# Car loan advice



## prussia7

Hi all,

We're looking at getting a car loan, probably only about $4000. We're not residents but work permit holders. Does anyone have any advice on companies which offer reasonably competitive loans for non-residents?

Thanks!

Anna


----------



## escapedtonz

prussia7 said:


> Hi all,
> 
> We're looking at getting a car loan, probably only about $4000. We're not residents but work permit holders. Does anyone have any advice on companies which offer reasonably competitive loans for non-residents?
> 
> Thanks!
> 
> Anna


Sorry don't know any companies that offer finance for non-residents.

How long have you got remaining on the work permit visa's ?

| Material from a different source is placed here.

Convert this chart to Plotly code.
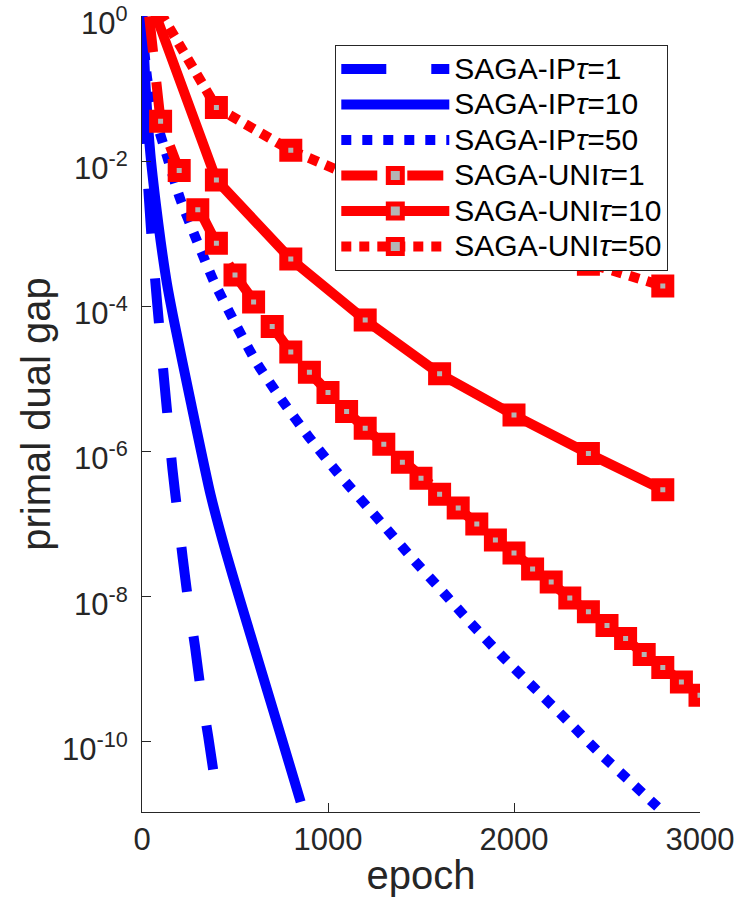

Assuming you have good credit you will only get finance up to the expiry of your temp work visa's.
This is to avoid you leaving at the end of your visa but still owing money on finance.
The finance companies see you as an increased risk and as such there may be a premium on your payments / higher interest rate ?


----------



## jsharbuck

Hi. We checked into financing a car when we first arrived with a work visa last year. There is a company on Hamilton that will finance to non residents. They require 25 to 30 percent down and financing is for the term of your work visa. I will look it up and post it tomorrow if you like.


----------



## HumbleCarFan

Hi,

I understand the conversation pretty old, but for others who find this post will be useful.
Now the easiest way in NZ to get a car finance is to go to the dealership. 

The big one, like Buy Right Cars, works with a big finance providers. It will be harder to get the finance without local income, but interest will be lower. 

The huge dealer ships, like Turners Cars, have got their own finance department. 
So you could have good interest here. 

And you could have you finance with international driving licence and with work visa. 
But a term will be shorter or interest will be bigger. The worst you could have will be around 25% probably, the best is around 11%. It is not a big deal if you are after an affordable car.


----------